Extras begin with ‘Making of 36th Precinct’ (28:50, SD) is a rather simple director’s video diary type thing. That is to say it’s a little boring, but does give a good glimpse into the day to day behind the scenes action (which looks about as joyless as the film at times). The frame is cropped incorrectly, and the subtitles are slightly cut. Next is an interview with Marchal (10:00, SD). Marchal spends the interview mostly revolves around his real life experiences, and how they informed the final film. ‘Weapon Selection’ (13:40, SD) runs down the process of picking out violent cop props for the film. Extras are completed with a ‘Wardrobe Run-Trough’ (14:20, SD), two trailers, and trailers for future Palisades Tartan releases.

36th Precinct


I may not be the best judge of this particular material, as 36th Precinct reminds me too much of other film’s I don’t particularly love.
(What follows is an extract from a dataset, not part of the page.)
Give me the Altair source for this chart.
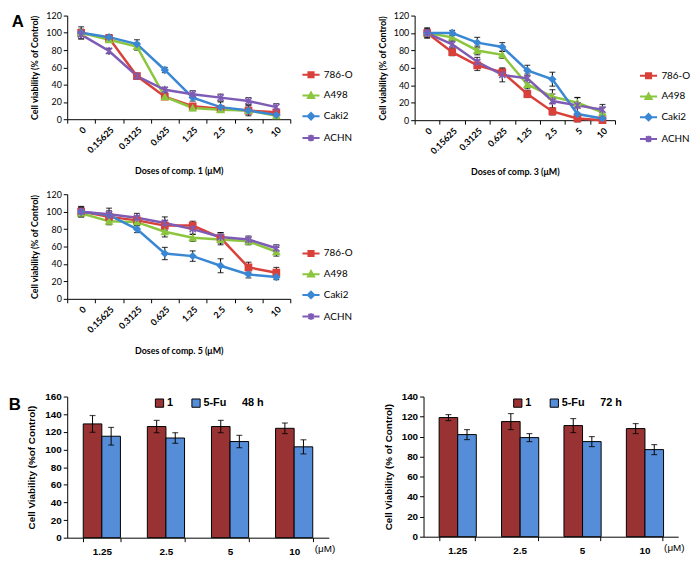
import altair as alt
import pandas as pd

# ---------------- data ----------------
doses = ["0", "0.15625", "0.3125", "0.625", "1.25", "2.5", "5", "10"]
series = ["786-O", "A498", "Caki2", "ACHN"]
line_colors = ["#D9403A", "#8CC63F", "#3A87D4", "#7E5BB5"]
shapes = ["square", "triangle-up", "diamond", "M-1,-1L1,1M-1,1L1,-1M0,-1.3L0,1.3"]
legend_shapes = [
    "M-1,0L1,0M-0.3,-0.3H0.3V0.3H-0.3Z",
    "M-1,0L1,0M0,-0.36L0.36,0.28L-0.36,0.28Z",
    "M-1,0L1,0M0,-0.38L0.38,0L0,0.38L-0.38,0Z",
    "M-1,0L1,0M-0.3,-0.3L0.3,0.3M-0.3,0.3L0.3,-0.3M0,-0.38L0,0.38",
]

# comp. 1
c1_786o = [100, 94, 50, 26, 15, 12, 10, 8]
c1_a498 = [100, 92, 84, 26, 13, 11, 10, 4]
c1_caki2 = [100, 95, 87, 57, 25, 14, 10, 5]
c1_achn = [98, 79, 50, 34, 29, 25, 21, 14]
c1_786o_err = [7, 3, 3, 3, 3, 3, 6, 3]
c1_a498_err = [4, 3, 4, 3, 3, 3, 3, 3]
c1_caki2_err = [4, 3, 5, 3, 4, 6, 4, 3]
c1_achn_err = [5, 3, 3, 3, 4, 4, 4, 4]

# comp. 3
c3_786o = [100, 78, 63, 55, 30, 10, 2, 0]
c3_a498 = [100, 95, 80, 75, 41, 27, 20, 9]
c3_caki2 = [100, 100, 89, 84, 57, 47, 7, 2]
c3_achn = [100, 87, 67, 52, 48, 22, 17, 12]
c3_786o_err = [6, 4, 6, 4, 4, 4, 2, 2]
c3_a498_err = [4, 4, 5, 4, 5, 8, 6, 6]
c3_caki2_err = [4, 3, 6, 5, 6, 8, 9, 4]
c3_achn_err = [5, 4, 5, 8, 5, 8, 9, 6]

# comp. 5
c5_786o = [100, 94, 90, 84, 84, 70, 36, 30]
c5_a498 = [98, 89, 88, 77, 70, 68, 66, 54]
c5_caki2 = [100, 96, 80, 52, 49, 38, 28, 25]
c5_achn = [100, 97, 93, 87, 80, 71, 68, 58]
c5_786o_err = [6, 5, 5, 6, 5, 6, 6, 6]
c5_a498_err = [4, 4, 4, 6, 4, 6, 4, 5]
c5_caki2_err = [5, 5, 4, 7, 6, 8, 4, 3]
c5_achn_err = [5, 7, 5, 7, 6, 5, 4, 4]

# panel B
concs = ["1.25", "2.5", "5", "10"]
groups = ["1", "5-Fu"]
bar_colors = ["#993333", "#568DD8"]
b48_comp1 = [129, 126, 126, 124]
b48_comp1_err = [9.5, 7, 7, 6]
b48_5fu = [115, 113, 109, 103]
b48_5fu_err = [10, 6, 7, 8]
b72_comp1 = [119, 115, 111, 108]
b72_comp1_err = [3, 8, 7, 5]
b72_5fu = [102, 99, 95, 87]
b72_5fu_err = [5, 4, 5, 5]

FONT_A = "Lato"
FONT_B = "Liberation Sans"


def letter(txt, x, y):
    return alt.Chart(pd.DataFrame({"t": [txt]})).mark_text(
        font=FONT_B, fontSize=17, fontWeight="bold", color="black", align="center", baseline="middle"
    ).encode(text="t:N", x=alt.value(x), y=alt.value(y))


def line_panel(vals, errs, width, height, xtitle, lx, ly, tag=None):
    rows = []
    for s, v, e in zip(series, vals, errs):
        for d, y, er in zip(doses, v, e):
            rows.append({"dose": d, "series": s, "value": y, "lo": y - er, "hi": y + er})
    df = pd.DataFrame(rows)
    x = alt.X("dose:N", sort=doses,
              scale=alt.Scale(paddingInner=0, paddingOuter=0),
              axis=alt.Axis(title=xtitle, labelAngle=-45, tickBand="extent", labelFont=FONT_A,
                            labelFontWeight="bold", labelFontSize=9, titleFont=FONT_A, titleFontSize=9,
                            titleFontWeight="bold", titlePadding=12, tickSize=4, labelPadding=2))

    def y(field):
        return alt.Y(field, scale=alt.Scale(domain=[0, 120]),
                     axis=alt.Axis(title="Cell viability (% of Control)", values=[0, 20, 40, 60, 80, 100, 120],
                                   labelFont=FONT_A, labelFontSize=9, titleFont=FONT_A, titleFontSize=9,
                                   titleFontWeight="bold", tickSize=4, titlePadding=6))

    leg = alt.Legend(title=None, orient="none", legendX=lx, legendY=ly, labelFont=FONT_A, labelFontSize=10,
                     symbolSize=300, rowPadding=4, symbolStrokeWidth=2, labelOffset=3)
    cscale = alt.Scale(domain=series, range=line_colors)
    base = alt.Chart(df)
    err = base.mark_rule(color="black", strokeWidth=1).encode(x=x, y=y("lo:Q"), y2="hi:Q")
    cap_lo = base.mark_tick(color="black", size=6, thickness=1.2).encode(x=x, y=y("lo:Q"))
    cap_hi = base.mark_tick(color="black", size=6, thickness=1.2).encode(x=x, y=y("hi:Q"))
    line = base.mark_line(strokeWidth=2.5).encode(
        x=x, y=y("value:Q"), color=alt.Color("series:N", scale=cscale, legend=None))
    pts = base.mark_point(filled=True, size=40, opacity=1, strokeWidth=1.5).encode(
        x=x, y=y("value:Q"),
        color=alt.Color("series:N", scale=cscale, legend=None),
        stroke=alt.Stroke("series:N", scale=cscale, legend=None),
        shape=alt.Shape("series:N", scale=alt.Scale(domain=series, range=shapes), legend=None))
    # legend-only layer: no rows drawn, legend symbols show line + marker
    leg_layer = base.transform_filter("false").mark_point(filled=True, opacity=1, strokeWidth=2).encode(
        x=x, y=y("value:Q"),
        color=alt.Color("series:N", scale=cscale, legend=leg),
        stroke=alt.Stroke("series:N", scale=cscale, legend=leg),
        shape=alt.Shape("series:N", scale=alt.Scale(domain=series, range=legend_shapes), legend=leg))
    layers = [err, cap_lo, cap_hi, line, pts, leg_layer]
    if tag:
        layers.append(tag)
    return alt.layer(*layers).resolve_scale(
        shape="independent", color="independent", stroke="independent"
    ).properties(width=width, height=height)


def bar_panel(v1, e1, v2, e2, width, height, ymax, ytitle, htitle, lx, tag=None):
    rows = []
    for g, v, e in ((groups[0], v1, e1), (groups[1], v2, e2)):
        for c, y, er in zip(concs, v, e):
            rows.append({"conc": c, "group": g, "value": y, "lo": y - er, "hi": y + er})
    df = pd.DataFrame(rows)
    x = alt.X("conc:N", sort=concs, scale=alt.Scale(paddingInner=0.42, paddingOuter=0.25),
              axis=alt.Axis(title="(\u03bcM)", labelAngle=0, tickBand="extent", labelFont=FONT_B,
                            labelFontWeight="bold", labelFontSize=10, tickSize=4, labelPadding=5,
                            titleFont=FONT_B, titleFontSize=10, titleFontWeight="normal",
                            titleAlign="right", titleX=width + 6, titleY=11, titleBaseline="middle"))
    xo = alt.XOffset("group:N", sort=groups, scale=alt.Scale(paddingInner=0, paddingOuter=0))

    def y(field):
        return alt.Y(field, scale=alt.Scale(domain=[0, ymax]),
                     axis=alt.Axis(title=ytitle, values=list(range(0, ymax + 1, 20)), labelFont=FONT_B,
                                   labelFontWeight="bold", labelFontSize=10, titleFont=FONT_B, titleFontSize=10,
                                   titleFontWeight="bold", tickSize=4, titlePadding=8))

    leg = alt.Legend(title=htitle, orient="none", direction="horizontal", legendX=lx, legendY=1,
                     titleOrient="right", titleFont=FONT_B, titleFontSize=11, titleFontWeight="bold",
                     titlePadding=16, labelFont=FONT_B, labelFontSize=11, labelFontWeight="bold",
                     symbolType="square", symbolSize=70, symbolStrokeColor="black", symbolStrokeWidth=1,
                     columnPadding=16, labelOffset=2)
    color = alt.Color("group:N", scale=alt.Scale(domain=groups, range=bar_colors), legend=leg)
    base = alt.Chart(df)
    bars = base.mark_bar(stroke="black", strokeWidth=1).encode(x=x, xOffset=xo, y=y("value:Q"), color=color)
    err = base.mark_rule(color="black", strokeWidth=1).encode(x=x, xOffset=xo, y=y("lo:Q"), y2="hi:Q")
    cap_lo = base.mark_tick(color="black", size=6, thickness=1.2).encode(x=x, xOffset=xo, y=y("lo:Q"))
    cap_hi = base.mark_tick(color="black", size=6, thickness=1.2).encode(x=x, xOffset=xo, y=y("hi:Q"))
    layers = [bars, err, cap_lo, cap_hi]
    if tag:
        layers.append(tag)
    return alt.layer(*layers).properties(width=width, height=height)


def indep(c):
    return c.resolve_scale(color="independent", stroke="independent", shape="independent").resolve_legend(
        color="independent", stroke="independent", shape="independent")


p1 = line_panel([c1_786o, c1_a498, c1_caki2, c1_achn],
                [c1_786o_err, c1_a498_err, c1_caki2_err, c1_achn_err],
                226, 105, "Doses of comp. 1 (\u03bcM)", 237, 50, tag=letter("A", -50, 7))
p2 = line_panel([c3_786o, c3_a498, c3_caki2, c3_achn],
                [c3_786o_err, c3_a498_err, c3_caki2_err, c3_achn_err],
                203, 106, "Doses of comp. 3 (\u03bcM)", 227, 51)
p3 = line_panel([c5_786o, c5_a498, c5_caki2, c5_achn],
                [c5_786o_err, c5_a498_err, c5_caki2_err, c5_achn_err],
                226, 106, "Doses of  comp. 5 (\u03bcM)", 237, 50)
b1 = bar_panel(b48_comp1, b48_comp1_err, b48_5fu, b48_5fu_err, 265, 143, 160,
               "Cell Viability (%of Control)", "48 h", 88, tag=letter("B", -53, 9))
b2 = bar_panel(b72_comp1, b72_comp1_err, b72_5fu, b72_5fu_err, 258, 142, 140,
               "Cell Viability (% of Control)", "72 h", 90)

row1 = indep(alt.hconcat(p1, p2, spacing=25))
row3 = indep(alt.hconcat(b1, b2, spacing=49))
top = indep(alt.vconcat(row1, p3, spacing=13))
chart = indep(alt.vconcat(top, row3, spacing=36)).properties(
    padding={"left": 0, "top": 0, "right": 0, "bottom": 5}
).configure_view(stroke=None).configure_axis(
    grid=False, domainColor="black", tickColor="black", labelColor="black", titleColor="black"
).configure_legend(labelColor="black", titleColor="black")

chart.save("out.html", embed_options={"renderer": "svg", "actions": False})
Who am I to argue with three César Award nominations (best picture, director and screenplay)? The bigger problem here is that Palisades Tartan has kind of dropped the ball on this release, which is a shame following their last release – last June’s Vengeance Trilogy collection – which put them off on the wrong foot with Blu-ray enthusiasts. This 1080p transfer is average, with some unfortunate problems with compression noise and edge haloes, and the soundtrack is presented in the form of a compressed Dolby Digital 5.1 mix. The studio has more on their docket for the near future, so let’s hope these are merely growing pains, and things will come together when they get around to releasing better films.

*Note: The images on this page are not representative of the Blu-ray's image quality.